> [CHALLENGE] Retype each line of the listing below, from the first through the one holding "plt.rcParams['mathtext.fontset'] = 'cm'", with no other lines.

> [DATA PROVIDED]
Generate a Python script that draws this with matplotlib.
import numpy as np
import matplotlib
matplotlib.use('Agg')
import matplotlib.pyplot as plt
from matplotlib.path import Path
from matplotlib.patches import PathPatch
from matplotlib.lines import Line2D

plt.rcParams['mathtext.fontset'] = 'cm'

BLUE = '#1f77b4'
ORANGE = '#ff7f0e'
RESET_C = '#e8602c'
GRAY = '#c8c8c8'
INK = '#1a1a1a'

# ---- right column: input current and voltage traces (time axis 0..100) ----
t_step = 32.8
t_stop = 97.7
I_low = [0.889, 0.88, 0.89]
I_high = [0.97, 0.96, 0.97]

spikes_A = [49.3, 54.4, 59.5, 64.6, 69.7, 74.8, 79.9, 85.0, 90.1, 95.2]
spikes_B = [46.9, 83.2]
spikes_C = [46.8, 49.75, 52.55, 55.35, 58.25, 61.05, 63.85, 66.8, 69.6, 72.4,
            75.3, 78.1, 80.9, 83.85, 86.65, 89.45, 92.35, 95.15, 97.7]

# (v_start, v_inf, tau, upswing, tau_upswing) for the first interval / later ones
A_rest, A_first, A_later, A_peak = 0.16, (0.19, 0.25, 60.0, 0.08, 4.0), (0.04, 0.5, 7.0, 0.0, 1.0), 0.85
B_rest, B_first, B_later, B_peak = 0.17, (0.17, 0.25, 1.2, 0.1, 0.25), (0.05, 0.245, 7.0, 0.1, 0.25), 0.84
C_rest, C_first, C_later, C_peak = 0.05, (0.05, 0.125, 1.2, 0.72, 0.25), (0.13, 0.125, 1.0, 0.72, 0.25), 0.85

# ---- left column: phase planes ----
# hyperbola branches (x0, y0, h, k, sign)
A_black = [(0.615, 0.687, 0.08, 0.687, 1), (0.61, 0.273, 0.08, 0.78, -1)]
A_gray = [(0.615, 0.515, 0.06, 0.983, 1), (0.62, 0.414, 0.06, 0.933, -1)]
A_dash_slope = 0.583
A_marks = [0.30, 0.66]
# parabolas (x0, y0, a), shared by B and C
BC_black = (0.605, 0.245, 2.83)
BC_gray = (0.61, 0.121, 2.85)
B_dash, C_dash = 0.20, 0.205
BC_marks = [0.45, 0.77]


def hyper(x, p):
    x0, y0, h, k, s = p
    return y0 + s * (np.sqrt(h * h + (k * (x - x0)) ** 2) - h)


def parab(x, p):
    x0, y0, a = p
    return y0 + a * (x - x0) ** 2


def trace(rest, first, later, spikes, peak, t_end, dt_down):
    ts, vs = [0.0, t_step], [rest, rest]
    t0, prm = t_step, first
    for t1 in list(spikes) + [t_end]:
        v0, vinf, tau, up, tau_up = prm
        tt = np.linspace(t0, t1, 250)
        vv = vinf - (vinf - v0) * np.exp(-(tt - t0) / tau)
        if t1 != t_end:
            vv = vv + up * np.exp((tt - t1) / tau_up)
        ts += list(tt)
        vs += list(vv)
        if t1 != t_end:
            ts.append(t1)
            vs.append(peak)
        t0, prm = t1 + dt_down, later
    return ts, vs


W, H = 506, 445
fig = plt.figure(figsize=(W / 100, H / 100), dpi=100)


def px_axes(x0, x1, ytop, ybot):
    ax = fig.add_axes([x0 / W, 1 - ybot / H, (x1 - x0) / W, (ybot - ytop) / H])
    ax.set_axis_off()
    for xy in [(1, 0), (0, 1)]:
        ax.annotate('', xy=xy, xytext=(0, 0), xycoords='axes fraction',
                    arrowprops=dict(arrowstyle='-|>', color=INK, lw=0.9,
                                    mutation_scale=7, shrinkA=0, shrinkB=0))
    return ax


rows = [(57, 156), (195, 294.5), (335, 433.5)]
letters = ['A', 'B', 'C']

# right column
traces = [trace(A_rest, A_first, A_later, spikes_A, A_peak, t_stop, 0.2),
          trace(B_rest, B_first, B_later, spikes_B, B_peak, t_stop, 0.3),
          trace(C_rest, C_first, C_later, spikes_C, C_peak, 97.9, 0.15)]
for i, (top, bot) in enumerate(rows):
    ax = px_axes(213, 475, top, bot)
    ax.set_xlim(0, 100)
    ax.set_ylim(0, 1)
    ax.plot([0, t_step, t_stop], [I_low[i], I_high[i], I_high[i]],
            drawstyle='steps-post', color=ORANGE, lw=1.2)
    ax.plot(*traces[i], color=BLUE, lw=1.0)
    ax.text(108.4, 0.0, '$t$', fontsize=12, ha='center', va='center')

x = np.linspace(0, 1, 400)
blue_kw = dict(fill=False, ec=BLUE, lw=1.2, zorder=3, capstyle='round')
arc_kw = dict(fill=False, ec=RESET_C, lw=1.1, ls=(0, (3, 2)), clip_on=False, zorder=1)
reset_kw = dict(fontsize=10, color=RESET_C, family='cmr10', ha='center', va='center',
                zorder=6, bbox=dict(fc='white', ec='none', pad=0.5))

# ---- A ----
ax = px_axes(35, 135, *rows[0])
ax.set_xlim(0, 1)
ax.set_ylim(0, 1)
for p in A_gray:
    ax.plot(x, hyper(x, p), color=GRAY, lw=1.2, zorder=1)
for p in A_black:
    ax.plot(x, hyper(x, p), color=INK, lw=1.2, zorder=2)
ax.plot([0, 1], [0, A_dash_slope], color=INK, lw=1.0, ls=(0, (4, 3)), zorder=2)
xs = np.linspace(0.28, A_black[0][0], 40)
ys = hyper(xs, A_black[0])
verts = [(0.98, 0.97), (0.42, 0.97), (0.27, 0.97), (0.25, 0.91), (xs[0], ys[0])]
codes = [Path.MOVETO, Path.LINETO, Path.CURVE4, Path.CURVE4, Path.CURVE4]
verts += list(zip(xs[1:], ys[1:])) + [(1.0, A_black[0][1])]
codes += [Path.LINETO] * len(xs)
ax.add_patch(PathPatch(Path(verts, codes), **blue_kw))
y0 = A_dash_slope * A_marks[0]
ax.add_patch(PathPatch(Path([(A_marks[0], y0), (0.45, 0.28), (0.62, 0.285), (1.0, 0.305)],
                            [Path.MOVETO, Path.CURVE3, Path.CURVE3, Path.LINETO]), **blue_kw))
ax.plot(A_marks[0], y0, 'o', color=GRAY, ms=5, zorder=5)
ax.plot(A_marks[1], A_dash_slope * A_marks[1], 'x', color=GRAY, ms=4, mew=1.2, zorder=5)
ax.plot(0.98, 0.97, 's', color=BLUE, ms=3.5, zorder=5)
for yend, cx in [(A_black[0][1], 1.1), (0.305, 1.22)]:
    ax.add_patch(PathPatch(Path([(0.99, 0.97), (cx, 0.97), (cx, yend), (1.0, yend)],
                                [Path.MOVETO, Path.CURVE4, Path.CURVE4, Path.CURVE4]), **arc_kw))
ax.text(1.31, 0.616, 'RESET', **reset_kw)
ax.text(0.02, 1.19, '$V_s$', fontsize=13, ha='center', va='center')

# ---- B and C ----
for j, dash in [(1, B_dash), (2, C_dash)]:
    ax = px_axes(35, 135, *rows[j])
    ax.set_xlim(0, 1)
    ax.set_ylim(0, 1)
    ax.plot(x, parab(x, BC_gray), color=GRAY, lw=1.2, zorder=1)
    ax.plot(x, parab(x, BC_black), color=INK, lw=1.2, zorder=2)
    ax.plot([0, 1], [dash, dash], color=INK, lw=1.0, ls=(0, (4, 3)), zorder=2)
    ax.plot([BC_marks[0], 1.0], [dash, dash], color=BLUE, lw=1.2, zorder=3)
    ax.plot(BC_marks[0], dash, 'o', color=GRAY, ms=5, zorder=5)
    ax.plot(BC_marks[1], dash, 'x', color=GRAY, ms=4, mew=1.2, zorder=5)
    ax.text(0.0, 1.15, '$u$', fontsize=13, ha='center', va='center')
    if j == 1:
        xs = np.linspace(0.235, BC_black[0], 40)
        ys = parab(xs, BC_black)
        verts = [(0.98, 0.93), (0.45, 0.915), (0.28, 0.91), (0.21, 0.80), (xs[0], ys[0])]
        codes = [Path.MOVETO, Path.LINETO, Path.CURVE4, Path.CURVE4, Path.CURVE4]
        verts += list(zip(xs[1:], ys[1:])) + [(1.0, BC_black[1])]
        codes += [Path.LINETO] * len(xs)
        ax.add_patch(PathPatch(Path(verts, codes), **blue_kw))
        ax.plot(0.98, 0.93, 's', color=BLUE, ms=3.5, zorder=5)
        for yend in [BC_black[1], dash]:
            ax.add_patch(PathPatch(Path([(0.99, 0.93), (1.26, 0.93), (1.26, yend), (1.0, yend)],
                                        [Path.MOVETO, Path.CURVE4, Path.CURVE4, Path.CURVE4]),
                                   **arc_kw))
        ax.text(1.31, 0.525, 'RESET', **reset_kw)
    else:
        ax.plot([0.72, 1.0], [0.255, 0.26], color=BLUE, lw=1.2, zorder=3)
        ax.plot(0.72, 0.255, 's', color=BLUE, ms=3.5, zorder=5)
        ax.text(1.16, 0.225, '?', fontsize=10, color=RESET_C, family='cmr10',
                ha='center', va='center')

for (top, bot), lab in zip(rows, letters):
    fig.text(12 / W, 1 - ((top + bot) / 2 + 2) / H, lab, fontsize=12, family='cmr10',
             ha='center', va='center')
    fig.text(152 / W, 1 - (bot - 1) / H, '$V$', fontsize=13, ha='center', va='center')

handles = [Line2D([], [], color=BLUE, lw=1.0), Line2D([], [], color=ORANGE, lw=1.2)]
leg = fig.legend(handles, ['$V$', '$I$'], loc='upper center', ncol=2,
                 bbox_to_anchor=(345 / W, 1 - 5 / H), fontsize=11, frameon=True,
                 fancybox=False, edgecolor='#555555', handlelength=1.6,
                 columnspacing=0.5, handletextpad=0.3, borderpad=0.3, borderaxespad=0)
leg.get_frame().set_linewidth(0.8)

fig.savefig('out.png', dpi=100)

> [EXERCISE RESULT]
Generate a Python script that draws this with matplotlib.
import numpy as np
import matplotlib
matplotlib.use('Agg')
import matplotlib.pyplot as plt
from matplotlib.path import Path
from matplotlib.patches import PathPatch
from matplotlib.lines import Line2D

plt.rcParams['mathtext.fontset'] = 'cm'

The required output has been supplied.